Wednesday, 15 January 2020
Hall B (Boston Convention and Exhibition Center)
Handout (7.5 MB)
The Multi-Year Reanalysis for Remotely Sensed Storms (MYRORSS) is a large database of Multi-Radar, Multi-Sensor (MRMS) data for the years 1998 through 2011. The National Weather Service (NWS) has issued polygon severe storm warnings, or storm-based warnings, since 1 October 2007, although polygon data is available for some warnings for a few years prior to that date. The geospatial nature of both MRMS grids, including near-storm environment data, and the NWS storm-based warning polygons allow for data mining of the MRMS data within NWS warnings. These data can be combined with other geospatial data, such as population and land usage, to better stratify warnings beyond a simple hit/false alarm evaluation.

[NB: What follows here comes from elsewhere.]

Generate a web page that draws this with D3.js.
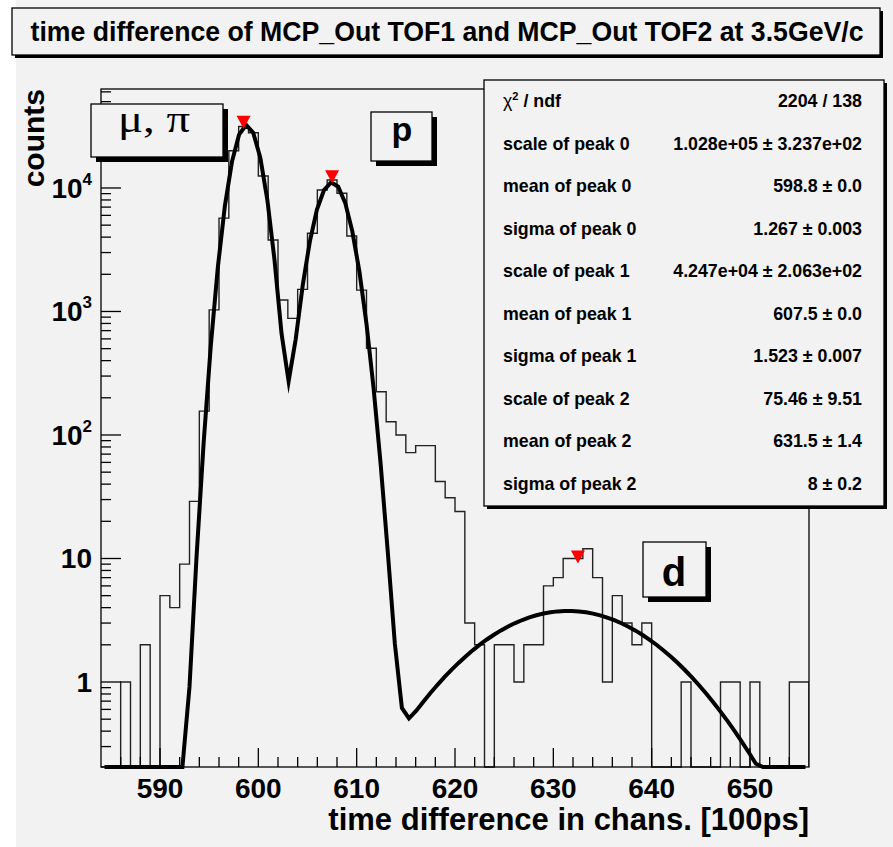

Using a long-term radar data set like MYRORSS can also potentially explain trends in warning skill scores and year-to-year changes in warning performance. For instance, supercell thunderstorms are well understood to produce most of the significant-severe weather for the CONUS, could trends in supercell-like characteristics of MRMS grids or environments within warning’s polygon boundaries explain the year-to-year trend of warning skill scores? Discussion on application of findings to the Forecasting A Continuum of Environmental Threats (FACETs) paradigm will be included.